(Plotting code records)
*-*-*

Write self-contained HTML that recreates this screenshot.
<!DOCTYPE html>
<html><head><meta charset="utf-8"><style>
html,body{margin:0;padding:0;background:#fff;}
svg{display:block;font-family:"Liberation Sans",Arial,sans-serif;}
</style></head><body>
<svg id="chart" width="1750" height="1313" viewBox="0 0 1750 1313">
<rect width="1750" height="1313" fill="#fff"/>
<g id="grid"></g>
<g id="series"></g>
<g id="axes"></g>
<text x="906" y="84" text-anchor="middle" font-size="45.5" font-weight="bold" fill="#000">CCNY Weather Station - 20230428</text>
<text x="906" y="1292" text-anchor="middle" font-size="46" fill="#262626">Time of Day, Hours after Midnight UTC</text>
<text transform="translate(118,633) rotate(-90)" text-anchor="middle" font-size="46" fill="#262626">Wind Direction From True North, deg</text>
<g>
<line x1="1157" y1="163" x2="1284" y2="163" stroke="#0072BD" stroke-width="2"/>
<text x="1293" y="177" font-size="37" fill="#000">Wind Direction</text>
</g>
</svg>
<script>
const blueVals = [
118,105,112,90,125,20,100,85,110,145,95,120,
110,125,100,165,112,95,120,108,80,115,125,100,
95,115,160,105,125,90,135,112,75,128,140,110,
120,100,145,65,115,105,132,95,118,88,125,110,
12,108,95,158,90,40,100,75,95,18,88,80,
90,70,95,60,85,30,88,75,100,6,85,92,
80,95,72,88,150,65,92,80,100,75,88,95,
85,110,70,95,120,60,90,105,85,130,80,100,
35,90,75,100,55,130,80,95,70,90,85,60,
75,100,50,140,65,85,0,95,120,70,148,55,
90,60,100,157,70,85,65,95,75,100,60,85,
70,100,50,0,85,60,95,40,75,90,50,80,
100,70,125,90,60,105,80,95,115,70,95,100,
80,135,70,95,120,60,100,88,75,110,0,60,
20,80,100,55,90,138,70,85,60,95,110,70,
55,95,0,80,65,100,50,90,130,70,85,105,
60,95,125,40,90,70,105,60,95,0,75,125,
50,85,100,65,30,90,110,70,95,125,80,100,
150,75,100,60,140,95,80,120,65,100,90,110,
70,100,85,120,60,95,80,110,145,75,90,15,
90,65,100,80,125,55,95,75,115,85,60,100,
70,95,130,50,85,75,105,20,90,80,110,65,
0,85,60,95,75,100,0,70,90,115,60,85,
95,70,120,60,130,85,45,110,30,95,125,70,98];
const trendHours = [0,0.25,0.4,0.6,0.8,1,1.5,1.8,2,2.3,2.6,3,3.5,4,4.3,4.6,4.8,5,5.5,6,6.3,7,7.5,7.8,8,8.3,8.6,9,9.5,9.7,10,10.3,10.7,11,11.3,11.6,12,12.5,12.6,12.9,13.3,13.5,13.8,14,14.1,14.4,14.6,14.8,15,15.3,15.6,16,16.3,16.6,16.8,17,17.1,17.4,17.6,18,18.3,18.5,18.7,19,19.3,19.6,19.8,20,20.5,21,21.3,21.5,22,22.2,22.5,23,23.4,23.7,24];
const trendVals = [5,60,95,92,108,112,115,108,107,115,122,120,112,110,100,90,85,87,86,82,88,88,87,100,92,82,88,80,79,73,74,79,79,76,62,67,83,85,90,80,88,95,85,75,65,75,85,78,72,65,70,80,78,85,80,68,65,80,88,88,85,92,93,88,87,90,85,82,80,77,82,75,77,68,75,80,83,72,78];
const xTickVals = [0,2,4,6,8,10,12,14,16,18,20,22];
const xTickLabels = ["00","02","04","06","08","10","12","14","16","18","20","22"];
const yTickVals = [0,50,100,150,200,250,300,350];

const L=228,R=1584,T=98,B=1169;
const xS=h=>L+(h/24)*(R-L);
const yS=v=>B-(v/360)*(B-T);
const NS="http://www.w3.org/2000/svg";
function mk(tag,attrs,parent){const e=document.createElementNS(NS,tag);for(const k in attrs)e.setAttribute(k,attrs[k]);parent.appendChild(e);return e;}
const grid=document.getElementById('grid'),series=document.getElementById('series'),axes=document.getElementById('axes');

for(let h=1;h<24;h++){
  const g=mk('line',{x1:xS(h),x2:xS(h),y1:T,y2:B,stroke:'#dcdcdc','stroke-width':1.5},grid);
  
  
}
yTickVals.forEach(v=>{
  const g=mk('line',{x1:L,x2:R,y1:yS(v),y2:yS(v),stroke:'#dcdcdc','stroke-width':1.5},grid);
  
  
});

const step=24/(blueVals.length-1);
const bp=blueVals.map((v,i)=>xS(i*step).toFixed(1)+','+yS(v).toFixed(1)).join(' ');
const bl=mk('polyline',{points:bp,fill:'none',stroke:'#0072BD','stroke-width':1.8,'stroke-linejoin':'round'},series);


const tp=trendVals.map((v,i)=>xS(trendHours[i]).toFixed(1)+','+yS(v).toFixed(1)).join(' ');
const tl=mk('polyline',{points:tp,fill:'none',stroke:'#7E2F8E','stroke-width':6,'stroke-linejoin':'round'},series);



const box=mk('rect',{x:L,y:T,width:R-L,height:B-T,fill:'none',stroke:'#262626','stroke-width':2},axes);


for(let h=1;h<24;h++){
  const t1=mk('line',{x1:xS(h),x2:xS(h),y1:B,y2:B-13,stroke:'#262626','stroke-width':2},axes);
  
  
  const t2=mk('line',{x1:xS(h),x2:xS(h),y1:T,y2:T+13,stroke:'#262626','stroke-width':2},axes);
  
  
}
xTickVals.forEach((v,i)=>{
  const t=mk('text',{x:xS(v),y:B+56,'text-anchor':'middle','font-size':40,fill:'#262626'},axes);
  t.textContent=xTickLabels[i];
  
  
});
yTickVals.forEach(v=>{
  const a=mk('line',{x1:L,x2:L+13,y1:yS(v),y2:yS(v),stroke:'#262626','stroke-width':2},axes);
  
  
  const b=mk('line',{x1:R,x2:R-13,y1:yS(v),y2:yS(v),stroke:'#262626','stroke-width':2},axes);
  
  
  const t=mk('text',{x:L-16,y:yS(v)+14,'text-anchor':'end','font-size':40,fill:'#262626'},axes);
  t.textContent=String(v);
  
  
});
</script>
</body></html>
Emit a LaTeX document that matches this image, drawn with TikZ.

*-*-*

What you will do = Output every entry shown above, exactly.

Response below =
Write self-contained HTML that recreates this screenshot.
<!DOCTYPE html>
<html><head><meta charset="utf-8"><style>
html,body{margin:0;padding:0;background:#fff;}
svg{display:block;font-family:"Liberation Sans",Arial,sans-serif;}
</style></head><body>
<svg id="chart" width="1750" height="1313" viewBox="0 0 1750 1313">
<rect width="1750" height="1313" fill="#fff"/>
<g id="grid"></g>
<g id="series"></g>
<g id="axes"></g>
<text x="906" y="84" text-anchor="middle" font-size="45.5" font-weight="bold" fill="#000">CCNY Weather Station - 20230428</text>
<text x="906" y="1292" text-anchor="middle" font-size="46" fill="#262626">Time of Day, Hours after Midnight UTC</text>
<text transform="translate(118,633) rotate(-90)" text-anchor="middle" font-size="46" fill="#262626">Wind Direction From True North, deg</text>
<g>
<line x1="1157" y1="163" x2="1284" y2="163" stroke="#0072BD" stroke-width="2"/>
<text x="1293" y="177" font-size="37" fill="#000">Wind Direction</text>
</g>
</svg>
<script>
const blueVals = [
118,105,112,90,125,20,100,85,110,145,95,120,
110,125,100,165,112,95,120,108,80,115,125,100,
95,115,160,105,125,90,135,112,75,128,140,110,
120,100,145,65,115,105,132,95,118,88,125,110,
12,108,95,158,90,40,100,75,95,18,88,80,
90,70,95,60,85,30,88,75,100,6,85,92,
80,95,72,88,150,65,92,80,100,75,88,95,
85,110,70,95,120,60,90,105,85,130,80,100,
35,90,75,100,55,130,80,95,70,90,85,60,
75,100,50,140,65,85,0,95,120,70,148,55,
90,60,100,157,70,85,65,95,75,100,60,85,
70,100,50,0,85,60,95,40,75,90,50,80,
100,70,125,90,60,105,80,95,115,70,95,100,
80,135,70,95,120,60,100,88,75,110,0,60,
20,80,100,55,90,138,70,85,60,95,110,70,
55,95,0,80,65,100,50,90,130,70,85,105,
60,95,125,40,90,70,105,60,95,0,75,125,
50,85,100,65,30,90,110,70,95,125,80,100,
150,75,100,60,140,95,80,120,65,100,90,110,
70,100,85,120,60,95,80,110,145,75,90,15,
90,65,100,80,125,55,95,75,115,85,60,100,
70,95,130,50,85,75,105,20,90,80,110,65,
0,85,60,95,75,100,0,70,90,115,60,85,
95,70,120,60,130,85,45,110,30,95,125,70,98];
const trendHours = [0,0.25,0.4,0.6,0.8,1,1.5,1.8,2,2.3,2.6,3,3.5,4,4.3,4.6,4.8,5,5.5,6,6.3,7,7.5,7.8,8,8.3,8.6,9,9.5,9.7,10,10.3,10.7,11,11.3,11.6,12,12.5,12.6,12.9,13.3,13.5,13.8,14,14.1,14.4,14.6,14.8,15,15.3,15.6,16,16.3,16.6,16.8,17,17.1,17.4,17.6,18,18.3,18.5,18.7,19,19.3,19.6,19.8,20,20.5,21,21.3,21.5,22,22.2,22.5,23,23.4,23.7,24];
const trendVals = [5,60,95,92,108,112,115,108,107,115,122,120,112,110,100,90,85,87,86,82,88,88,87,100,92,82,88,80,79,73,74,79,79,76,62,67,83,85,90,80,88,95,85,75,65,75,85,78,72,65,70,80,78,85,80,68,65,80,88,88,85,92,93,88,87,90,85,82,80,77,82,75,77,68,75,80,83,72,78];
const xTickVals = [0,2,4,6,8,10,12,14,16,18,20,22];
const xTickLabels = ["00","02","04","06","08","10","12","14","16","18","20","22"];
const yTickVals = [0,50,100,150,200,250,300,350];

const L=228,R=1584,T=98,B=1169;
const xS=h=>L+(h/24)*(R-L);
const yS=v=>B-(v/360)*(B-T);
const NS="http://www.w3.org/2000/svg";
function mk(tag,attrs,parent){const e=document.createElementNS(NS,tag);for(const k in attrs)e.setAttribute(k,attrs[k]);parent.appendChild(e);return e;}
const grid=document.getElementById('grid'),series=document.getElementById('series'),axes=document.getElementById('axes');

for(let h=1;h<24;h++){
  const g=mk('line',{x1:xS(h),x2:xS(h),y1:T,y2:B,stroke:'#dcdcdc','stroke-width':1.5},grid);
  
  
}
yTickVals.forEach(v=>{
  const g=mk('line',{x1:L,x2:R,y1:yS(v),y2:yS(v),stroke:'#dcdcdc','stroke-width':1.5},grid);
  
  
});

const step=24/(blueVals.length-1);
const bp=blueVals.map((v,i)=>xS(i*step).toFixed(1)+','+yS(v).toFixed(1)).join(' ');
const bl=mk('polyline',{points:bp,fill:'none',stroke:'#0072BD','stroke-width':1.8,'stroke-linejoin':'round'},series);


const tp=trendVals.map((v,i)=>xS(trendHours[i]).toFixed(1)+','+yS(v).toFixed(1)).join(' ');
const tl=mk('polyline',{points:tp,fill:'none',stroke:'#7E2F8E','stroke-width':6,'stroke-linejoin':'round'},series);



const box=mk('rect',{x:L,y:T,width:R-L,height:B-T,fill:'none',stroke:'#262626','stroke-width':2},axes);


for(let h=1;h<24;h++){
  const t1=mk('line',{x1:xS(h),x2:xS(h),y1:B,y2:B-13,stroke:'#262626','stroke-width':2},axes);
  
  
  const t2=mk('line',{x1:xS(h),x2:xS(h),y1:T,y2:T+13,stroke:'#262626','stroke-width':2},axes);
  
  
}
xTickVals.forEach((v,i)=>{
  const t=mk('text',{x:xS(v),y:B+56,'text-anchor':'middle','font-size':40,fill:'#262626'},axes);
  t.textContent=xTickLabels[i];
  
  
});
yTickVals.forEach(v=>{
  const a=mk('line',{x1:L,x2:L+13,y1:yS(v),y2:yS(v),stroke:'#262626','stroke-width':2},axes);
  
  
  const b=mk('line',{x1:R,x2:R-13,y1:yS(v),y2:yS(v),stroke:'#262626','stroke-width':2},axes);
  
  
  const t=mk('text',{x:L-16,y:yS(v)+14,'text-anchor':'end','font-size':40,fill:'#262626'},axes);
  t.textContent=String(v);
  
  
});
</script>
</body></html>
Emit a LaTeX document that matches this image, drawn with TikZ.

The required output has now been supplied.